> **Given instruction**
Starting at the first line of the listing below, repeat each line up to and including the one containing "marker_sizes = [190, 400, 170, 250]". Leave out pictures.

> **Data provided**

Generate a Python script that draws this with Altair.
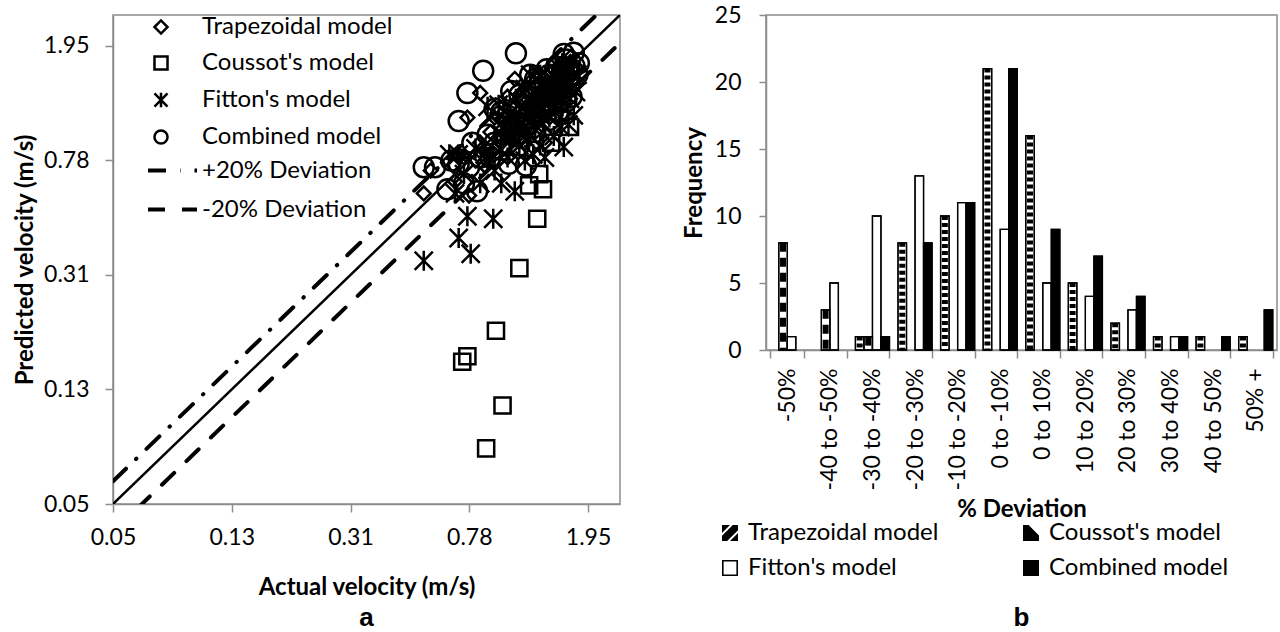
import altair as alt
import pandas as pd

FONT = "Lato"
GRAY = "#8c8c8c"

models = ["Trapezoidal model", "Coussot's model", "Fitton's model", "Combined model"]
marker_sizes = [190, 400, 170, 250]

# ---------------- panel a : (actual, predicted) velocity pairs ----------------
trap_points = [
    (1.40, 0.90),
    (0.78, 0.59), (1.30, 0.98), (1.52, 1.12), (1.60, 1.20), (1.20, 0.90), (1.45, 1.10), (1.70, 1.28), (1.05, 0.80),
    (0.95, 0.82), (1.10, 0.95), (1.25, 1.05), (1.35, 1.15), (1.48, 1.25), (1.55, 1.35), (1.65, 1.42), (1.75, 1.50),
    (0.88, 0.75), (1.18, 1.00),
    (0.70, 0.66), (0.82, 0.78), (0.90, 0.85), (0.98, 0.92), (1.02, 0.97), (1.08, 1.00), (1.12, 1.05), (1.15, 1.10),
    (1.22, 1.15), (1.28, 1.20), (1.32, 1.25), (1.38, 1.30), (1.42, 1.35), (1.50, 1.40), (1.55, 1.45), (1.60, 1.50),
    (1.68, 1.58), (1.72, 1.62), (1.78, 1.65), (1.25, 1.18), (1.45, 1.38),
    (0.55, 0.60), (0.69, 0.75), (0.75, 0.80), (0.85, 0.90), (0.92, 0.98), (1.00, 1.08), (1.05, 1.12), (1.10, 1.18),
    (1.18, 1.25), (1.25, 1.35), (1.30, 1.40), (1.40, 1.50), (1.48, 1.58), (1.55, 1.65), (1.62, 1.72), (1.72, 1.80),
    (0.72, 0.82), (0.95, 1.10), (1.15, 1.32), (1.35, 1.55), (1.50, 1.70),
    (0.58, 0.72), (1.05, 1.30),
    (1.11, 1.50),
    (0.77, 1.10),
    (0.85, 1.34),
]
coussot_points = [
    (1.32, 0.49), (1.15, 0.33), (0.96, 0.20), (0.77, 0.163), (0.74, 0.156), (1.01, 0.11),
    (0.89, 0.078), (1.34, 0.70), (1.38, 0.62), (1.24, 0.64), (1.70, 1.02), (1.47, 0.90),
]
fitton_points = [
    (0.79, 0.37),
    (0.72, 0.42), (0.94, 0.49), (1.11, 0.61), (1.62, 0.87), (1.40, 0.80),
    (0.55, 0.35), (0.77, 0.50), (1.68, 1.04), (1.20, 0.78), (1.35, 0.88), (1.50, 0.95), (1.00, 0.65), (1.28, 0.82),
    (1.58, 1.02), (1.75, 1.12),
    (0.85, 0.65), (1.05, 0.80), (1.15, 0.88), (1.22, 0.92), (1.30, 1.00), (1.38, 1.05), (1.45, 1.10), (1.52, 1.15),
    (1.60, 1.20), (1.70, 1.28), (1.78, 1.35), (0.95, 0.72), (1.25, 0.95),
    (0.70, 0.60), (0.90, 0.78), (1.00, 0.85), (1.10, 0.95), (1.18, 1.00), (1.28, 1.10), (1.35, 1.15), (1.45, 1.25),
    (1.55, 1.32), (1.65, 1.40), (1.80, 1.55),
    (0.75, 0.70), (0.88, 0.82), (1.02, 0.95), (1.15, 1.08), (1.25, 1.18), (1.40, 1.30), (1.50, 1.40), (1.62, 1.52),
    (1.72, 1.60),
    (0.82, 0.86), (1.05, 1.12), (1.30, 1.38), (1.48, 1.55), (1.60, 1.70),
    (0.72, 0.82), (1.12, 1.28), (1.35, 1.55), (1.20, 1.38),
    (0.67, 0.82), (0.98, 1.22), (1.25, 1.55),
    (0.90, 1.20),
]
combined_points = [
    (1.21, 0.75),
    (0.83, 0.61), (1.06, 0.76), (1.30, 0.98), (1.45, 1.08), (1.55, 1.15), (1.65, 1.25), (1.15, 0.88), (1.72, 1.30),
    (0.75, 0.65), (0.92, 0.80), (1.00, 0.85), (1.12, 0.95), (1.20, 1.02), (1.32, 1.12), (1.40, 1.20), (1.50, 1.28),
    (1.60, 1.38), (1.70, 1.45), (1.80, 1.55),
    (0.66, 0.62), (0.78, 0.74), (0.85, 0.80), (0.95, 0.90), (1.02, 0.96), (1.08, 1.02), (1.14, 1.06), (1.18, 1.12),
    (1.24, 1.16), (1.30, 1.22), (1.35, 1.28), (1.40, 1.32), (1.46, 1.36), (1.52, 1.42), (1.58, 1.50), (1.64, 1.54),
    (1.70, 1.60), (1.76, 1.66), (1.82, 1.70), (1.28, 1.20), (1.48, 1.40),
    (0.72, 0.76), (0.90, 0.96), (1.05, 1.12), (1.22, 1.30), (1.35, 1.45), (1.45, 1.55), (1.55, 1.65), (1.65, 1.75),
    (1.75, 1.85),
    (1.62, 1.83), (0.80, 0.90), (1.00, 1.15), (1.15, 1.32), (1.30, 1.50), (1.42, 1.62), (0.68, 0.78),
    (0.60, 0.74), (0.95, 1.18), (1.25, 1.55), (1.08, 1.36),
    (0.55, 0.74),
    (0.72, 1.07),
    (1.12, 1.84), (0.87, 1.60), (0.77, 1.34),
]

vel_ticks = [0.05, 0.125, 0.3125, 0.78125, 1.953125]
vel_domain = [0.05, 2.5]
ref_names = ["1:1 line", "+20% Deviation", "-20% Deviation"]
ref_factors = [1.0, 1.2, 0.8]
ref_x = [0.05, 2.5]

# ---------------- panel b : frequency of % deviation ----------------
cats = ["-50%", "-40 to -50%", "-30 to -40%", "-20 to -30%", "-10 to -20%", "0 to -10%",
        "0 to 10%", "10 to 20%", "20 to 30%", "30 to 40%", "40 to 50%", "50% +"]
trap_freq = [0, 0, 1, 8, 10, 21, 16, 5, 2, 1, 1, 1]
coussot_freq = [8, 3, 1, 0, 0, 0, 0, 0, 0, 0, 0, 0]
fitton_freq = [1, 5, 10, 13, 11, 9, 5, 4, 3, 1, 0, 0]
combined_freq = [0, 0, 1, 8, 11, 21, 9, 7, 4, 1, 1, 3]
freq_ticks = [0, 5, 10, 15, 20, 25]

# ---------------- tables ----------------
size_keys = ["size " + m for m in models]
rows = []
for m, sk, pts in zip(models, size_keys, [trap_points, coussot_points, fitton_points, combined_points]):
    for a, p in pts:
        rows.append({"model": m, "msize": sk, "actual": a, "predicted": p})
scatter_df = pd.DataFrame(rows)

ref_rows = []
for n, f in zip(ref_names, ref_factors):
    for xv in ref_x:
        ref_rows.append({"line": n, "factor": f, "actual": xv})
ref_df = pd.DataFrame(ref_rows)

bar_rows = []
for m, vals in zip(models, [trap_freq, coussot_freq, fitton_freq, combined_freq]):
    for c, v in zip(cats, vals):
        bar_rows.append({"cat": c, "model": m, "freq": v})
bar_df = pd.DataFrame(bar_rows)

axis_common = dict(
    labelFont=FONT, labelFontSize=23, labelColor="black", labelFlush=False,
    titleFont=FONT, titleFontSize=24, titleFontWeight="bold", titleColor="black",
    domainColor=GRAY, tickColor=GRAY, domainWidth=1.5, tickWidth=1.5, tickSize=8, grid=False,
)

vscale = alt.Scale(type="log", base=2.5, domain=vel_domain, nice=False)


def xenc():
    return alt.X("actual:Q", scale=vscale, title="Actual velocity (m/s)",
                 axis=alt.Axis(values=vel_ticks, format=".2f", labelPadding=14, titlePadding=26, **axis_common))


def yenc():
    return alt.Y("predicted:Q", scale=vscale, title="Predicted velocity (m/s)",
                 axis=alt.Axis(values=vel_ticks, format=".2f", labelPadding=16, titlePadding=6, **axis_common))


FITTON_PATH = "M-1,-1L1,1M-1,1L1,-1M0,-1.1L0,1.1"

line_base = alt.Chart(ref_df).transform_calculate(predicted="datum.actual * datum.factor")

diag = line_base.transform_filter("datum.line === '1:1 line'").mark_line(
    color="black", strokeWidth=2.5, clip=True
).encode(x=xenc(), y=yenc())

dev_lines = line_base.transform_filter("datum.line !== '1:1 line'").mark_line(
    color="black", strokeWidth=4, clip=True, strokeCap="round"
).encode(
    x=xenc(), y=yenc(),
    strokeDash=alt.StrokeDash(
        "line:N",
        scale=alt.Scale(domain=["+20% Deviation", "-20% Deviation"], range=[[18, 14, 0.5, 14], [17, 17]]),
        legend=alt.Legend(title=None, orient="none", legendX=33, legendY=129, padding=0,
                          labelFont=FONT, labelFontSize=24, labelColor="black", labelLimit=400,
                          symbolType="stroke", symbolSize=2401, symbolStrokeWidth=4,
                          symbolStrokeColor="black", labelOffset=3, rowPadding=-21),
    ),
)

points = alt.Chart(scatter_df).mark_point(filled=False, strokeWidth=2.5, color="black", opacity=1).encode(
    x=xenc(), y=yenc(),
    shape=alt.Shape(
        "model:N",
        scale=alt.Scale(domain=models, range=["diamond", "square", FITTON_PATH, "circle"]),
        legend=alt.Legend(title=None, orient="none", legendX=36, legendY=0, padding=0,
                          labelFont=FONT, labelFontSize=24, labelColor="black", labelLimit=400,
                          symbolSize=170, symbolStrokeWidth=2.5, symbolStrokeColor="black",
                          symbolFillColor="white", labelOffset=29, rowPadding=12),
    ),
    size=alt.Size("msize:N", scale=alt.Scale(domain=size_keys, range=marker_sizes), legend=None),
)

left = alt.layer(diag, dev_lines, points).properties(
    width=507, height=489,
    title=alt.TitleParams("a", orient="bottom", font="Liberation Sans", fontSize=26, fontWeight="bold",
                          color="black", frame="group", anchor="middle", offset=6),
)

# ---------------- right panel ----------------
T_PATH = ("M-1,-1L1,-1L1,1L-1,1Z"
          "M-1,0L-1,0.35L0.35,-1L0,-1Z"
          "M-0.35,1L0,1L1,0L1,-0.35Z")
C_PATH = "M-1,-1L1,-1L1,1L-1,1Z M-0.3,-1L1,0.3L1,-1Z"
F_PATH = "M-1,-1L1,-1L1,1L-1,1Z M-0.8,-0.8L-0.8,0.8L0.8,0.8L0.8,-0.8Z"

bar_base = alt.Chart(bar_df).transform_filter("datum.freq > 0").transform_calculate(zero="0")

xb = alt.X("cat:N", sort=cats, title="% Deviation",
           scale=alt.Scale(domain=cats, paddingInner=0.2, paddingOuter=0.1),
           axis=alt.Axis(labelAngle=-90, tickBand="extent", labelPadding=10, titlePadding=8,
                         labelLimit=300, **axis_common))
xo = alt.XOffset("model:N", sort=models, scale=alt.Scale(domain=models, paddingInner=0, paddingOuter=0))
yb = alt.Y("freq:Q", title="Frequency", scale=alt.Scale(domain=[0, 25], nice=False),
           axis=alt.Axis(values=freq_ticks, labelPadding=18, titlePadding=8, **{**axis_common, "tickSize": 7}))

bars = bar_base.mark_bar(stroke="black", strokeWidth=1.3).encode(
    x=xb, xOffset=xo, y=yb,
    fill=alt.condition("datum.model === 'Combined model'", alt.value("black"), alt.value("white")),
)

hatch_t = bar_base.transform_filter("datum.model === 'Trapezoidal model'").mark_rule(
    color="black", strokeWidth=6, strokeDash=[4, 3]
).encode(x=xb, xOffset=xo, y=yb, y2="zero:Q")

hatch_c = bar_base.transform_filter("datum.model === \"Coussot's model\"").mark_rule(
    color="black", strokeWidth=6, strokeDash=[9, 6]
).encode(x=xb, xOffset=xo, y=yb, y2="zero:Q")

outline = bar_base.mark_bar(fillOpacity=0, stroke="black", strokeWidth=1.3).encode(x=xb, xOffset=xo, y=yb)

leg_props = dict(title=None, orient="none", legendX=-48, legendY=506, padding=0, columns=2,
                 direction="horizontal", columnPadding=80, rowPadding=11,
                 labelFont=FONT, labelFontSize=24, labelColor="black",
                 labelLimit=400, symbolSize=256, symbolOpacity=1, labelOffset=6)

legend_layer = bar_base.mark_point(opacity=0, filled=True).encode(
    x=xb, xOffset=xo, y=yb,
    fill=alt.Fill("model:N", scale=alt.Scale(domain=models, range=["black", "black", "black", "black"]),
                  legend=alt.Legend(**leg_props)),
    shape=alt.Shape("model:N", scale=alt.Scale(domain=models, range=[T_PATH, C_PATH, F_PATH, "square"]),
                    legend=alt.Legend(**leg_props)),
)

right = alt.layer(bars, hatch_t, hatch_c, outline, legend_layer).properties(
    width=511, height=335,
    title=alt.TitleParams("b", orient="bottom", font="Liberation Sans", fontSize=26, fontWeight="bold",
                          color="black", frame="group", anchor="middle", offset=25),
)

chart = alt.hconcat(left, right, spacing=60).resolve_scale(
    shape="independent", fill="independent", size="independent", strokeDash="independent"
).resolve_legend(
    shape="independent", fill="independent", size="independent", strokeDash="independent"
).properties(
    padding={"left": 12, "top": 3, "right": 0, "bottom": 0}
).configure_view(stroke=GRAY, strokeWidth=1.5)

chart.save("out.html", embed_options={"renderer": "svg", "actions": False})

> **Solved exercise**
Generate a Python script that draws this with Altair.
import altair as alt
import pandas as pd

FONT = "Lato"
GRAY = "#8c8c8c"

models = ["Trapezoidal model", "Coussot's model", "Fitton's model", "Combined model"]
marker_sizes = [190, 400, 170, 250]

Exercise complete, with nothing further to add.